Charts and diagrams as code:
┄┄┄┄┄┄
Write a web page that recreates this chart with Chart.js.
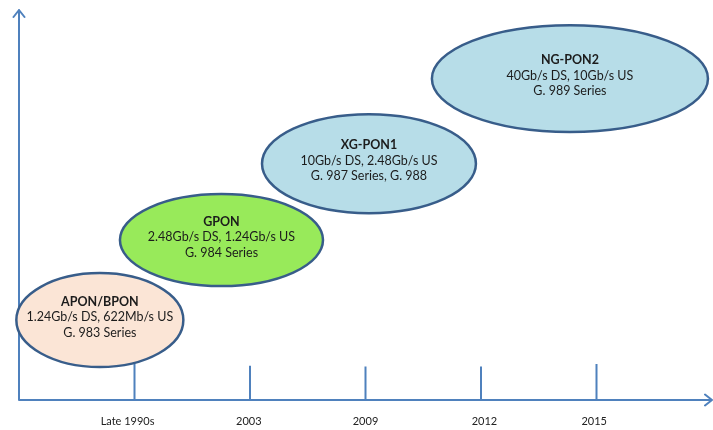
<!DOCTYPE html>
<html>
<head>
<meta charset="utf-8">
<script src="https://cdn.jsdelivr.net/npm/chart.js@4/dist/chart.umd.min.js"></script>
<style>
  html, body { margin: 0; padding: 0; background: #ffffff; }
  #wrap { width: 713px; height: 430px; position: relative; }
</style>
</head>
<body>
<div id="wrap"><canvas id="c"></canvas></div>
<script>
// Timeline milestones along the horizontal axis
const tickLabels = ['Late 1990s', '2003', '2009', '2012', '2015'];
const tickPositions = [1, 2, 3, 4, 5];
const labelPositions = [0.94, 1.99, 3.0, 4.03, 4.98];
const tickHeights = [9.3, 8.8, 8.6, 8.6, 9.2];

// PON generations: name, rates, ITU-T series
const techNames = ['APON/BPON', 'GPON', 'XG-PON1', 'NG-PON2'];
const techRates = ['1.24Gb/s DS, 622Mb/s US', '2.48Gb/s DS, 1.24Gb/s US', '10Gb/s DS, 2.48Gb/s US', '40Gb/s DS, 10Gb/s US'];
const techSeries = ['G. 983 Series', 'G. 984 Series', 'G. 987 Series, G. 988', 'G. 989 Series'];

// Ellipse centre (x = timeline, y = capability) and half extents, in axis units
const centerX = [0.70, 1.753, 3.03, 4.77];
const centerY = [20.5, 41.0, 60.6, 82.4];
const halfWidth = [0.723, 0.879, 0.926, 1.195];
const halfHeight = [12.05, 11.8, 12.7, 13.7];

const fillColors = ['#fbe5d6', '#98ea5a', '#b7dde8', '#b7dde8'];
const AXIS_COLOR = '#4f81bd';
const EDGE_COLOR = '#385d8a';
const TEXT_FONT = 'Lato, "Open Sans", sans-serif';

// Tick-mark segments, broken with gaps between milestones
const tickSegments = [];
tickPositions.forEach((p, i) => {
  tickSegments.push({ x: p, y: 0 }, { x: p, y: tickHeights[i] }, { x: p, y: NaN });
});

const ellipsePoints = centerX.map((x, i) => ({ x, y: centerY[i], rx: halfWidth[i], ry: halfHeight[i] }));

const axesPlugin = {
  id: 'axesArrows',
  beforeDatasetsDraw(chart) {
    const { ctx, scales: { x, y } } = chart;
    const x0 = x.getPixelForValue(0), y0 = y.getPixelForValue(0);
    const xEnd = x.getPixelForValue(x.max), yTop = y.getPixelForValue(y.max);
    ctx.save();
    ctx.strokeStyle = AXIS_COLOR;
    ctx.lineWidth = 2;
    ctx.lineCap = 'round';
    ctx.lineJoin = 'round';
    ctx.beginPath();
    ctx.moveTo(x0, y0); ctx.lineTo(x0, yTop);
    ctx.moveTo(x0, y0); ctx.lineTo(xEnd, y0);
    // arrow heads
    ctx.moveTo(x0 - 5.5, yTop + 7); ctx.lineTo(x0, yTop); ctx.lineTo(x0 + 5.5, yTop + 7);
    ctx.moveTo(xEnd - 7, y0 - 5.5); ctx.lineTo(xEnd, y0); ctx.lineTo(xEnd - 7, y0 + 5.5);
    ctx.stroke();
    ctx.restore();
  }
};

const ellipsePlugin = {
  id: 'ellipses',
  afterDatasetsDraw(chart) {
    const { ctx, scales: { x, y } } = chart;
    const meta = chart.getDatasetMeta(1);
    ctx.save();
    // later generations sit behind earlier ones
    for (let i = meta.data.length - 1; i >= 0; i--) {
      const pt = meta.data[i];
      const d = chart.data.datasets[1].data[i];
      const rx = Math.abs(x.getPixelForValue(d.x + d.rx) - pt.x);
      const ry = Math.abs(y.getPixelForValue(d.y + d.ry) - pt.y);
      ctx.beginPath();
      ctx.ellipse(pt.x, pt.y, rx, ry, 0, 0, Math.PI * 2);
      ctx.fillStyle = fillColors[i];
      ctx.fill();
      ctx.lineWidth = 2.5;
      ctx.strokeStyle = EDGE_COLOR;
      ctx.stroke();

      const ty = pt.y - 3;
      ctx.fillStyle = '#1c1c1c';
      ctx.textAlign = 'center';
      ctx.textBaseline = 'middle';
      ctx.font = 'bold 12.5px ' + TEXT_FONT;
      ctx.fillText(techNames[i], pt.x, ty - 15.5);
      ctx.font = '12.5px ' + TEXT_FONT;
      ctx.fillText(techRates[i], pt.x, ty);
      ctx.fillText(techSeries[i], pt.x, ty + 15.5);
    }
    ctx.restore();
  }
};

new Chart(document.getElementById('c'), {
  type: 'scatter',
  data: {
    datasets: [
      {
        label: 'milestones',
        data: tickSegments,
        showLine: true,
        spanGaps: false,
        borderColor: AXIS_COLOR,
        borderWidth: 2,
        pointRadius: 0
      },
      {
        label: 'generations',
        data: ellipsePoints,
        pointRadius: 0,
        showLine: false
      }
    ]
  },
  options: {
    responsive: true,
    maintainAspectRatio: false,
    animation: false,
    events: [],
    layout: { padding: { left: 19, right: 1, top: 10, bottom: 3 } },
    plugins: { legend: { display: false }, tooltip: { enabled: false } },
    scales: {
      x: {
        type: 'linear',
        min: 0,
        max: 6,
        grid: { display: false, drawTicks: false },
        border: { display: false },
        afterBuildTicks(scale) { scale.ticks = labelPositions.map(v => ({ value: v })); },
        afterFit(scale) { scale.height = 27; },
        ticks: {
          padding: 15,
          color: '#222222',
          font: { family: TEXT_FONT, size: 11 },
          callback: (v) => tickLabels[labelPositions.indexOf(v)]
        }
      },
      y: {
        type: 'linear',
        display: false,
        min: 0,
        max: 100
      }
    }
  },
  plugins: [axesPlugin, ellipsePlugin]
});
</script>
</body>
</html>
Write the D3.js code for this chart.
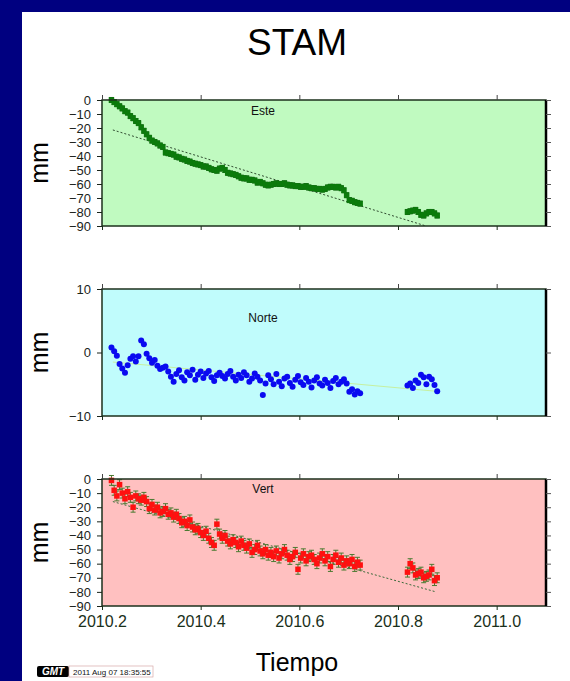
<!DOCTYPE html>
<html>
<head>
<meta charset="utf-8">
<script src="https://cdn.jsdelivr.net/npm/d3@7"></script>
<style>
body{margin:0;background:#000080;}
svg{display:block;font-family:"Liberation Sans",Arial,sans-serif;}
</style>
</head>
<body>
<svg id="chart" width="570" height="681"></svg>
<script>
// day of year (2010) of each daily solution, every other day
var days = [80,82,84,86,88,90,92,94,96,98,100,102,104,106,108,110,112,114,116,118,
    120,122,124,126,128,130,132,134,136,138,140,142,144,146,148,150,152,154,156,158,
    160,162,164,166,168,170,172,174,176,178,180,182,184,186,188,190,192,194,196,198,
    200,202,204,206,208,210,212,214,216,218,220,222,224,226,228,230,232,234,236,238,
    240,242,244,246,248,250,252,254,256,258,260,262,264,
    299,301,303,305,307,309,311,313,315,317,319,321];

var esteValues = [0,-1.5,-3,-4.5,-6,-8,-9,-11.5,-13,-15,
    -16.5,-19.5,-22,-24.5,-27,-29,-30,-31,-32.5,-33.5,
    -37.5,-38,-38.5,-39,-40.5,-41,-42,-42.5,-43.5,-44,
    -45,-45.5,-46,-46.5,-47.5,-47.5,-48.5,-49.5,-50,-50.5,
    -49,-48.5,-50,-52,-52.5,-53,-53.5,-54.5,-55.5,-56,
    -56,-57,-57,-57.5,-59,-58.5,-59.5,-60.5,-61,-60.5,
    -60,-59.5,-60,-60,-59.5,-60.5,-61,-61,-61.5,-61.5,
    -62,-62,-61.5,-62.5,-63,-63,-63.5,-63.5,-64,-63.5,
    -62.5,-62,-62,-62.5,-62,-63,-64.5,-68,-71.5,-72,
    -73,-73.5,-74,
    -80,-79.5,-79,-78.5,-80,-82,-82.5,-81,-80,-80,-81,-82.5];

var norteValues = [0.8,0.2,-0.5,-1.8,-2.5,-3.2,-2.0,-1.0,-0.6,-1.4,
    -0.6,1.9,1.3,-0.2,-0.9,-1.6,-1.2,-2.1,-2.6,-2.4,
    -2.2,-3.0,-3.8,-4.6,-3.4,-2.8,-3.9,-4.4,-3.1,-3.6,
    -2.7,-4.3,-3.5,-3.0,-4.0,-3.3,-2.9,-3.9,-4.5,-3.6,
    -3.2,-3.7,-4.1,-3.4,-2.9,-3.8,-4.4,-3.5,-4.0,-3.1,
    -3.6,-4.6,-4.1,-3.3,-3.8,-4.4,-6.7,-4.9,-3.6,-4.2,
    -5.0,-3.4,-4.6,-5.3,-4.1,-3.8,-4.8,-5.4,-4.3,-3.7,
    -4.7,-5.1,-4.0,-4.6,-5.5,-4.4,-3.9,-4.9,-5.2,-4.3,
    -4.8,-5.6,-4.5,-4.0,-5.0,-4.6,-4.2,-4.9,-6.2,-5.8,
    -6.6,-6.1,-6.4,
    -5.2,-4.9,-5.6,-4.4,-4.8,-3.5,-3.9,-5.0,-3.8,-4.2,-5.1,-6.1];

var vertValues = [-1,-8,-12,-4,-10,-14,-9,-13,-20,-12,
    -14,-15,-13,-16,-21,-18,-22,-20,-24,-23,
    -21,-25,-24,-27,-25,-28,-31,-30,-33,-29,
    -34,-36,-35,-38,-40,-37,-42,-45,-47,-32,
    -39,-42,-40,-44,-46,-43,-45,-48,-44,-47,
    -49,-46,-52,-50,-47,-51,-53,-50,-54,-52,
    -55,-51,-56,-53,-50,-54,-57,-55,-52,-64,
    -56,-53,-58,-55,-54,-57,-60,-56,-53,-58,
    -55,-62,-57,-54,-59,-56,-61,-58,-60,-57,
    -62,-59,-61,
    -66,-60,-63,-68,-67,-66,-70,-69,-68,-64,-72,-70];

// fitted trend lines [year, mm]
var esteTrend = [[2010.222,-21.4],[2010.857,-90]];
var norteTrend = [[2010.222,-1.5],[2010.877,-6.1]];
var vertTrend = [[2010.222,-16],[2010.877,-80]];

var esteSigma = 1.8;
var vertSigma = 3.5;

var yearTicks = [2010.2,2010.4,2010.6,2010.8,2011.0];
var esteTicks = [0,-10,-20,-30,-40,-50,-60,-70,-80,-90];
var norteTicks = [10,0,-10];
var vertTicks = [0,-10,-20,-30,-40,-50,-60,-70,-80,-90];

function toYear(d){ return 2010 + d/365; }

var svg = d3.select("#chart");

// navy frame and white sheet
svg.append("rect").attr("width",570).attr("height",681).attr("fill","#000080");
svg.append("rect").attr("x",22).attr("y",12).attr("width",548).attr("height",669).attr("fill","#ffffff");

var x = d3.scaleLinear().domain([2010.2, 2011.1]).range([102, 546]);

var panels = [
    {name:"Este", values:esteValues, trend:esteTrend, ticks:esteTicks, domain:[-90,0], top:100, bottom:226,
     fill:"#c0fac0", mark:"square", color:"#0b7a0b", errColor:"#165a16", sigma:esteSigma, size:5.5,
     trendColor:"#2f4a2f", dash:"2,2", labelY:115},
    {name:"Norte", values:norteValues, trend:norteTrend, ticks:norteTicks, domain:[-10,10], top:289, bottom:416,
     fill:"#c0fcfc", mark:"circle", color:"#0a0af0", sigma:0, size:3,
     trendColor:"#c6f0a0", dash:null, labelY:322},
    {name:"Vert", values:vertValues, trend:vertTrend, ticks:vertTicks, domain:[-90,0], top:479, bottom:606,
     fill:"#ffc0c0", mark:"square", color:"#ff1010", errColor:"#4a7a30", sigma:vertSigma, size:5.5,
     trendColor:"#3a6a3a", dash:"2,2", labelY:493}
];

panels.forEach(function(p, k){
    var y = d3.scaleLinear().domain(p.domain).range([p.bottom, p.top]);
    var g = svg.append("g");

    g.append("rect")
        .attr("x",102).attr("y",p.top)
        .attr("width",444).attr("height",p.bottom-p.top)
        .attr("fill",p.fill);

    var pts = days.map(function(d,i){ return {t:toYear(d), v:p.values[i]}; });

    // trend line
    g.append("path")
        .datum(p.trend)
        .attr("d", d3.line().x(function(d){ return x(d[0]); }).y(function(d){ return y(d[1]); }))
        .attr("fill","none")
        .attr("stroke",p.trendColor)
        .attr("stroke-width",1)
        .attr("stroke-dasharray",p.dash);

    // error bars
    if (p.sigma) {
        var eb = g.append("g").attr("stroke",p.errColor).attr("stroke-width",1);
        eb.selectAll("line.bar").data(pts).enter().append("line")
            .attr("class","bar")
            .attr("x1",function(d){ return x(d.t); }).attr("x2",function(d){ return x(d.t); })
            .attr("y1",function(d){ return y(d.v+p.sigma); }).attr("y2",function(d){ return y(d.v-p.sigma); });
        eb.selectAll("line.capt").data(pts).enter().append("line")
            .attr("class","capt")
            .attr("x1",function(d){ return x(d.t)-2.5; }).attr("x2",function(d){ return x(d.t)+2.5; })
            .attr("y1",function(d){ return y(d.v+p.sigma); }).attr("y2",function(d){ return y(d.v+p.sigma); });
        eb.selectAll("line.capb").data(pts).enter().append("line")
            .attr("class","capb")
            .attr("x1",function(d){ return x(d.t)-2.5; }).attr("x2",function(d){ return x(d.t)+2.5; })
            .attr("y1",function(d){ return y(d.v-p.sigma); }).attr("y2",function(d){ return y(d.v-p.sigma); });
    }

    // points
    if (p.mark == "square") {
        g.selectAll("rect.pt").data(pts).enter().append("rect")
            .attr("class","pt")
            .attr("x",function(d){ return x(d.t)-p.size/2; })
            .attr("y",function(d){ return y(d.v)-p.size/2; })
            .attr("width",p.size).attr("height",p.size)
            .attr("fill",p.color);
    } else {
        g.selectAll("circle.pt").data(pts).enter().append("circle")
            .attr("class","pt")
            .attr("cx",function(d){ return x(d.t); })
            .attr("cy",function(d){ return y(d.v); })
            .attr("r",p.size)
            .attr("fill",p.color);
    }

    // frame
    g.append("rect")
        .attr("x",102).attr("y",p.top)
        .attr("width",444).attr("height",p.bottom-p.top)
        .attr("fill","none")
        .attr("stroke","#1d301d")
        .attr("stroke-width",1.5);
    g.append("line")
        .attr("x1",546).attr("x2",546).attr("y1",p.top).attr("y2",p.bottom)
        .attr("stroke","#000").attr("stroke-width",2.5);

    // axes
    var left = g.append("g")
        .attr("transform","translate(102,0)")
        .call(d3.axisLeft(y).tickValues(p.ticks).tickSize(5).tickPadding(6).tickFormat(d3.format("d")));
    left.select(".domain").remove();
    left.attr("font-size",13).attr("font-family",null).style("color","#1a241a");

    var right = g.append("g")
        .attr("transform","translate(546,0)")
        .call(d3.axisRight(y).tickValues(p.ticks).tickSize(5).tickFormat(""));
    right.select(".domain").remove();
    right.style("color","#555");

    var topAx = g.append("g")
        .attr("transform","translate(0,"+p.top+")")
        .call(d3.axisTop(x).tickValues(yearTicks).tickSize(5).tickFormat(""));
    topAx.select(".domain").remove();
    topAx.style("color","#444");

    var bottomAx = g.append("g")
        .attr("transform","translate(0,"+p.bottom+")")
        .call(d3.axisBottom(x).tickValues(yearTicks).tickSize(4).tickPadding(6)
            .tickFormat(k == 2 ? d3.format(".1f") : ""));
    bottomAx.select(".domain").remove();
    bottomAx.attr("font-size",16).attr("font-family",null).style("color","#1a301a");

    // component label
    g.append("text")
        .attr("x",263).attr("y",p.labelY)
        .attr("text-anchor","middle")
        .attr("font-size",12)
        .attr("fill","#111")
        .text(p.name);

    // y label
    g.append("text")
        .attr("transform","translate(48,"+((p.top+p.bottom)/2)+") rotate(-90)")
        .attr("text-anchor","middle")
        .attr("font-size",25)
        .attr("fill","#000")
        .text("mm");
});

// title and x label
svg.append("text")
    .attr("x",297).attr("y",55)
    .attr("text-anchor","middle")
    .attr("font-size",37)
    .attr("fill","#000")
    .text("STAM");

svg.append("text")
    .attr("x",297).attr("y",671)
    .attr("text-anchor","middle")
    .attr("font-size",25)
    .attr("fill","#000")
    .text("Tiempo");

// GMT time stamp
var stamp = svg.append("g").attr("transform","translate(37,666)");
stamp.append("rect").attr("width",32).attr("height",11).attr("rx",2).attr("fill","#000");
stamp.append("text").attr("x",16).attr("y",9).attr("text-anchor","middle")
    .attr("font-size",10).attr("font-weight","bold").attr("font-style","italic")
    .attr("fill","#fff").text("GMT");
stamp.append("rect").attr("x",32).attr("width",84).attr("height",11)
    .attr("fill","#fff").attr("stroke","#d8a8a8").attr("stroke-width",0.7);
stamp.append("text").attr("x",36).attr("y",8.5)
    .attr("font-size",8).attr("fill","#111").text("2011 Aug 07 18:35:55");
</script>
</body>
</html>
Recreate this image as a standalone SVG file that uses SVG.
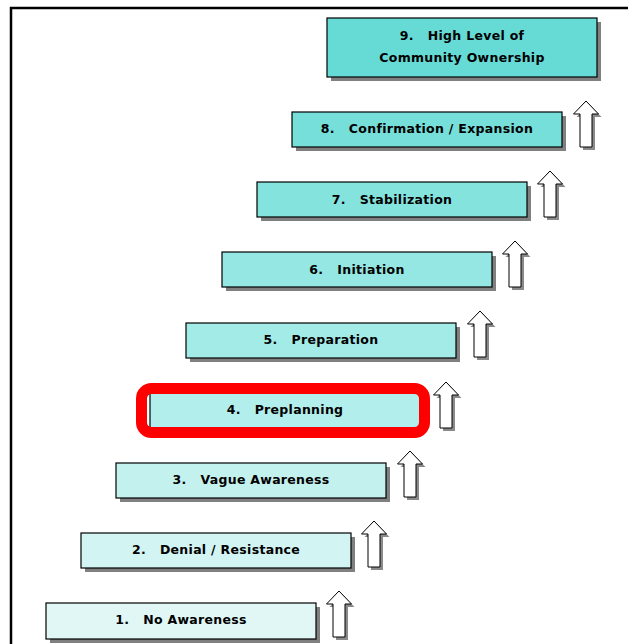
┄┄┄┄┄┄
Pick out each line containing "that" and report it.

Write a web page that recreates this chart with Chart.js.
Recreate this image as a standalone SVG file that uses SVG.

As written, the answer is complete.